We hadden’t been home long before my eldest son (active duty US Navy) had to go back to the base so he could check in the next morning for duty. So with out fanfare and without his sister and brother in law, he opened his gifts with just me and dad and his brother. He couldn’t stay for Christmas dinner, but i wasn’t upset. It was just not a regular Christmas and this was just another hint of the new normal.
The new in-laws made their way to our house for dinner we talked and laughed. Sharing a meal is the best way to really get to sit down and chat. You’re sort of a captive audience. So there we were, our new family, joined together by our two children, irrevocably bonded. Presents came after dinner. Weird, after dinner?
Then it happened! As the gifts were being revealed, one at a time, in a methodical way, the in-laws learned how we did presents. There was a system, open this first then that. It will all make sense. We laughed, and cried as gifts were opened and explanations given for why this gift was significant or the thought behind it. Then the thank yous and i love yous were again floating in the air, caught by the hearts they were intended for.

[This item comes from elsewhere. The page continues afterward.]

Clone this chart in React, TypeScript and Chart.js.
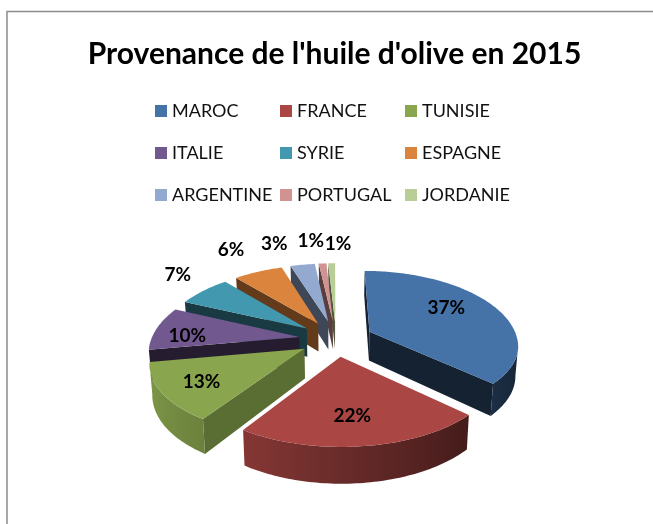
import React, { useEffect, useRef } from "react";
import { Chart, registerables } from "chart.js";

Chart.register(...registerables);

const categories = ["MAROC", "FRANCE", "TUNISIE", "ITALIE", "SYRIE", "ESPAGNE", "ARGENTINE", "PORTUGAL", "JORDANIE"];
const shares = [37.1, 22, 13, 9.5, 6.9, 6.4, 3.2, 1, 0.9];
const sliceColors = ["#4572A7", "#AA4643", "#89A54E", "#71588F", "#4198AF", "#DB843D", "#93A9CF", "#D19392", "#B9CD96"];
const titleText = "Provenance de l'huile d'olive en 2015";

// projection of the tilted pie
const CX = 336, CY = 339, R = 148, EXPLODE = 37, TILT = 0.46, FAR_STRETCH = 1.08, PERSP = 0.00115, DEPTH = 29;
const radialShade = [0.3, 0.5, 0.66, 0.33, 0.38, 0.45, 0.42, 0.42, 0.42];
const labelRadius = [0.6, 0.55, 0.55, 0.62, 1.2, 1.2, 1.2, 1.2, 1.2];
const labelDx = [1, 0, -28, -23, -7, -17, -24, -10, 7];
const labelDy = [-8, 14, 10, 4, -9, -13, -11, -13, -10];

function project(X: number, Y: number) {
  const p = 1 / (1 - PERSP * Y);
  return { x: CX + X * p, y: CY + Y * TILT * p * (Y < 0 ? FAR_STRETCH : 1), p };
}
function shade(hex: string, f: number) {
  const n = parseInt(hex.slice(1), 16);
  const c = [(n >> 16) & 255, (n >> 8) & 255, n & 255].map((v) => Math.round(v * f));
  return `rgb(${c[0]},${c[1]},${c[2]})`;
}

const frame = {
  id: "frame",
  beforeDraw(chart: any) {
    const { ctx, width, height } = chart;
    ctx.save();
    ctx.fillStyle = "#fff";
    ctx.fillRect(0, 0, width, height);
    ctx.strokeStyle = "#8c8c8c";
    ctx.lineWidth = 1.5;
    ctx.beginPath();
    ctx.moveTo(7, height);
    ctx.lineTo(7, 11.5);
    ctx.lineTo(width, 11.5);
    ctx.stroke();
    ctx.restore();
  },
};

const gridLegend = {
  id: "gridLegend",
  afterDraw(chart: any) {
    const { ctx } = chart;
    const labels = chart.data.labels as string[];
    const colors = chart.data.datasets[0].backgroundColor as string[];
    ctx.save();
    ctx.font = "18px Lato";
    ctx.textBaseline = "middle";
    ctx.textAlign = "left";
    labels.forEach((t, i) => {
      const x = 155 + (i % 3) * 125;
      const y = 111 + Math.floor(i / 3) * 42;
      ctx.fillStyle = colors[i];
      ctx.fillRect(x, y - 6, 12, 12);
      ctx.fillStyle = "#111";
      ctx.fillText(t, x + 17, y);
    });
    ctx.restore();
  },
};

const pie3d = {
  id: "pie3d",
  beforeDatasetsDraw(chart: any) {
    const { ctx } = chart;
    const arcs = chart.getDatasetMeta(0).data as any[];
    const order = arcs
      .map((a, i) => ({ a, i, mid: (a.startAngle + a.endAngle) / 2 }))
      .sort((u, v) => Math.sin(u.mid) - Math.sin(v.mid));
    ctx.save();
    for (const { a, i, mid } of order) {
      const color: string = a.options.backgroundColor;
      const ox = Math.cos(mid) * EXPLODE, oy = Math.sin(mid) * EXPLODE;
      const pts: any[] = [{ ...project(ox, oy) }];
      const steps = Math.max(2, Math.ceil((a.endAngle - a.startAngle) / 0.02));
      for (let s = 0; s <= steps; s++) {
        const t = a.startAngle + ((a.endAngle - a.startAngle) * s) / steps;
        pts.push({ ...project(ox + Math.cos(t) * R, oy + Math.sin(t) * R), t });
      }
      const low = (q: any) => ({ x: CX + (q.x - CX) * 0.985, y: q.y + DEPTH * q.p });
      // straight side walls: edges running leftward on screen face the viewer
      const wall: any[] = [];
      for (let k = 0; k < pts.length; k++) {
        const P = pts[k], Q = pts[(k + 1) % pts.length];
        if (Q.x - P.x >= 0) continue;
        const outer = P.t !== undefined && Q.t !== undefined;
        if (outer) {
          if (!wall.length) wall.push(P);
          wall.push(Q);
          continue;
        }
        const a1 = low(P), b1 = low(Q);
        ctx.fillStyle = shade(color, radialShade[i]);
        ctx.beginPath();
        ctx.moveTo(P.x, P.y);
        ctx.lineTo(Q.x, Q.y);
        ctx.lineTo(b1.x, b1.y);
        ctx.lineTo(a1.x, a1.y);
        ctx.closePath();
        ctx.fill();
      }
      // curved outer wall, shaded from dark (right) to light (left)
      if (wall.length > 1) {
        const xs = wall.map((q) => q.x);
        const minX = Math.min(...xs), maxX = Math.max(...xs);
        const g = ctx.createLinearGradient(minX, 0, maxX, 0);
        wall.forEach((q) => {
          g.addColorStop((q.x - minX) / Math.max(1, maxX - minX), shade(color, 0.62 - 0.3 * Math.cos(q.t)));
        });
        ctx.fillStyle = g;
        ctx.beginPath();
        wall.forEach((q, k) => (k ? ctx.lineTo(q.x, q.y) : ctx.moveTo(q.x, q.y)));
        [...wall].reverse().forEach((q) => {
          const b = low(q);
          ctx.lineTo(b.x, b.y);
        });
        ctx.closePath();
        ctx.fill();
      }
      ctx.fillStyle = color;
      ctx.beginPath();
      pts.forEach((q, k) => (k ? ctx.lineTo(q.x, q.y) : ctx.moveTo(q.x, q.y)));
      ctx.closePath();
      ctx.fill();
    }
    // percentage labels
    ctx.font = "bold 19px Lato";
    ctx.textAlign = "center";
    ctx.textBaseline = "middle";
    ctx.fillStyle = "#000";
    arcs.forEach((a, i) => {
      const mid = (a.startAngle + a.endAngle) / 2;
      const rr = EXPLODE + R * labelRadius[i];
      const q = project(Math.cos(mid) * rr, Math.sin(mid) * rr);
      ctx.fillText(`${Math.round(shares[i])}%`, q.x + labelDx[i], q.y + labelDy[i]);
    });
    ctx.restore();
    return false;
  },
};

export default function App() {
  const ref = useRef<HTMLCanvasElement>(null);
  useEffect(() => {
    document.body.style.margin = "0";
    const chart = new Chart(ref.current!, {
      type: "pie",
      data: {
        labels: categories,
        datasets: [{ data: shares, backgroundColor: sliceColors, borderWidth: 0 }],
      },
      options: {
        responsive: false,
        animation: false,
        layout: { padding: { left: 16 } },
        plugins: {
          legend: { display: false },
          tooltip: { enabled: false },
          title: {
            display: true,
            text: titleText,
            color: "#000",
            font: { family: "Lato", size: 30, weight: "bold" },
            padding: { top: 36, bottom: 10 },
          },
        },
      },
      plugins: [frame, gridLegend, pie3d],
    } as any);
    return () => chart.destroy();
  }, []);
  return <canvas ref={ref} width={653} height={524} style={{ display: "block", width: 653, height: 524 }} />;
}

So, here’s the point. Christmas isn’t a postcard. It’s not a picture you have in your head about how things are supposed to go. Our existence doesn’t hang on if we open gifts before or after breakfast. The world didn’t explode because i got out of my pajamas before 9am. It wasn’t MY Christmas. It was OUR Christmas. It was made better by the unexpected mixed with the expected. The big breakfast hadn’t been our thing before and the big dinner hadn’t been theirs. But together, we had two great meals, enjoying fellowship and loving on one another. It made our kids happy. It couldn’t have been easy (especially on my daughter) to discern how the two worlds would collide and how she would navigate being in the middle. We got up a little early and they stayed up a little late. We loved one another enough to say, “Oh, you do it like that? Well alrighty then, lets do it your way.” It didn’t have to be either/or. It could be both. So if your Christmas didn’t turnout the way you expected, If it just wasn’t the way you always did it. Take this into consideration. It’s not about YOU and it’s not about ME. It’s about Christ, His birth, His celebration. I mean, that first Christmas didn’t exactly turn out the way Mary planned it either did it? And look how that worked out…. for all of us!